> DIRECTION
Transcribe all of the material exactly, except for its pictures.

─── DATASET EXCERPT ───

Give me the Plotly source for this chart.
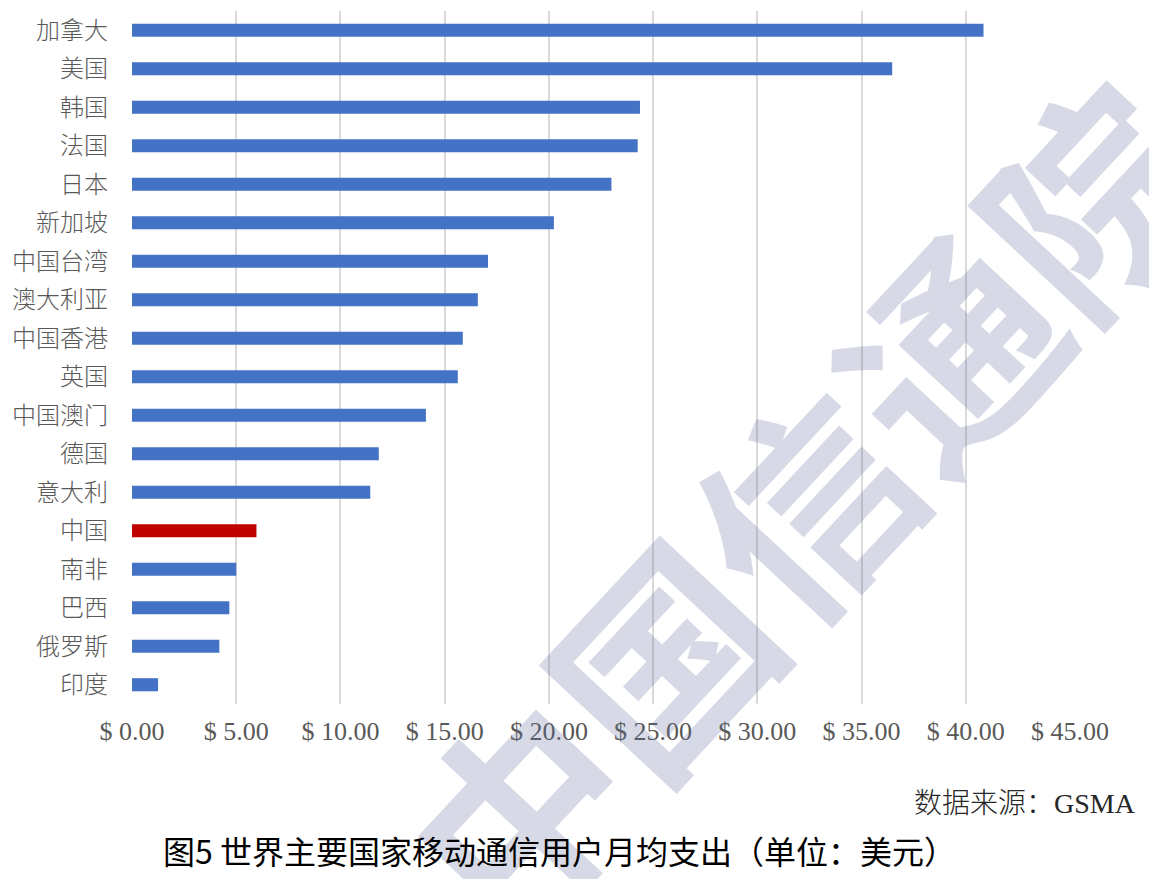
import plotly.graph_objects as go

# 国家/地区 (从上到下)
countries = ['加拿大', '美国', '韩国', '法国', '日本', '新加坡', '中国台湾', '澳大利亚',
             '中国香港', '英国', '中国澳门', '德国', '意大利', '中国', '南非', '巴西',
             '俄罗斯', '印度']
# 移动通信用户月均支出 (美元)
arpu = [40.85, 36.47, 24.37, 24.26, 23.0, 20.24, 17.08, 16.59,
        15.87, 15.63, 14.10, 11.84, 11.43, 5.97, 5.0, 4.67,
        4.19, 1.25]
tick_vals = [0, 5, 10, 15, 20, 25, 30, 35, 40, 45]
tick_text = ['$ %.2f' % v for v in tick_vals]

highlight = '中国'
colors = ['#C00000' if c == highlight else '#4472C4' for c in countries]

fig = go.Figure()
fig.add_trace(go.Bar(
    x=arpu,
    y=countries,
    orientation='h',
    marker=dict(color=colors, line=dict(width=0)),
    showlegend=False,
))

# page body has an 8px margin, so the figure is a bit smaller than the window
fig.update_layout(
    width=1149,
    height=871,
    margin=dict(l=123.5, r=86.5, t=3, b=175),
    paper_bgcolor='white',
    plot_bgcolor='white',
    bargap=0.66,
    xaxis=dict(
        range=[0, 45],
        tickvals=tick_vals,
        ticktext=tick_text,
        showgrid=True,
        gridcolor='#d9d9d9',
        gridwidth=1.5,
        zeroline=False,
        showline=False,
        ticks='',
        ticklabelstandoff=9,
        tickfont=dict(family='Liberation Serif', size=26, color='#595959'),
    ),
    yaxis=dict(
        categoryorder='array',
        categoryarray=countries,
        autorange='reversed',
        showgrid=False,
        zeroline=False,
        showline=False,
        ticks='',
        ticklabelstandoff=23,
        tickfont=dict(family='Noto Sans CJK SC', size=24, color='#595959', weight=300),
    ),
)

# 水印
fig.add_annotation(
    text='中国信通院', xref='paper', yref='paper', x=0.712, y=0.294,
    xanchor='center', yanchor='middle',
    showarrow=False, textangle=-47,
    font=dict(family='Noto Sans CJK SC', size=210, color='#5a6a9a', weight=700),
    opacity=0.24,
)

fig.add_annotation(
    text='数据来源：GSMA', xref='paper', yref='paper', x=1.072, y=-0.143,
    xanchor='right', yanchor='middle', showarrow=False,
    font=dict(family='Liberation Serif, Noto Sans CJK SC', size=28, color='#262626', weight=300),
)
fig.add_annotation(
    text='图5 世界主要国家移动通信用户月均支出（单位：美元）', xref='paper', yref='paper',
    x=0.456, y=-0.211, xanchor='center', yanchor='middle', showarrow=False,
    font=dict(family='Noto Sans CJK SC', size=32, color='#000000', weight=400),
)

fig.write_html('out.html')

───

> CORRECT OUTPUT
Give me the Plotly source for this chart.
import plotly.graph_objects as go

# 国家/地区 (从上到下)
countries = ['加拿大', '美国', '韩国', '法国', '日本', '新加坡', '中国台湾', '澳大利亚',
             '中国香港', '英国', '中国澳门', '德国', '意大利', '中国', '南非', '巴西',
             '俄罗斯', '印度']
# 移动通信用户月均支出 (美元)
arpu = [40.85, 36.47, 24.37, 24.26, 23.0, 20.24, 17.08, 16.59,
        15.87, 15.63, 14.10, 11.84, 11.43, 5.97, 5.0, 4.67,
        4.19, 1.25]
tick_vals = [0, 5, 10, 15, 20, 25, 30, 35, 40, 45]
tick_text = ['$ %.2f' % v for v in tick_vals]

highlight = '中国'
colors = ['#C00000' if c == highlight else '#4472C4' for c in countries]

fig = go.Figure()
fig.add_trace(go.Bar(
    x=arpu,
    y=countries,
    orientation='h',
    marker=dict(color=colors, line=dict(width=0)),
    showlegend=False,
))

# page body has an 8px margin, so the figure is a bit smaller than the window
fig.update_layout(
    width=1149,
    height=871,
    margin=dict(l=123.5, r=86.5, t=3, b=175),
    paper_bgcolor='white',
    plot_bgcolor='white',
    bargap=0.66,
    xaxis=dict(
        range=[0, 45],
        tickvals=tick_vals,
        ticktext=tick_text,
        showgrid=True,
        gridcolor='#d9d9d9',
        gridwidth=1.5,
        zeroline=False,
        showline=False,
        ticks='',
        ticklabelstandoff=9,
        tickfont=dict(family='Liberation Serif', size=26, color='#595959'),
    ),
    yaxis=dict(
        categoryorder='array',
        categoryarray=countries,
        autorange='reversed',
        showgrid=False,
        zeroline=False,
        showline=False,
        ticks='',
        ticklabelstandoff=23,
        tickfont=dict(family='Noto Sans CJK SC', size=24, color='#595959', weight=300),
    ),
)

# 水印
fig.add_annotation(
    text='中国信通院', xref='paper', yref='paper', x=0.712, y=0.294,
    xanchor='center', yanchor='middle',
    showarrow=False, textangle=-47,
    font=dict(family='Noto Sans CJK SC', size=210, color='#5a6a9a', weight=700),
    opacity=0.24,
)

fig.add_annotation(
    text='数据来源：GSMA', xref='paper', yref='paper', x=1.072, y=-0.143,
    xanchor='right', yanchor='middle', showarrow=False,
    font=dict(family='Liberation Serif, Noto Sans CJK SC', size=28, color='#262626', weight=300),
)
fig.add_annotation(
    text='图5 世界主要国家移动通信用户月均支出（单位：美元）', xref='paper', yref='paper',
    x=0.456, y=-0.211, xanchor='center', yanchor='middle', showarrow=False,
    font=dict(family='Noto Sans CJK SC', size=32, color='#000000', weight=400),
)

fig.write_html('out.html')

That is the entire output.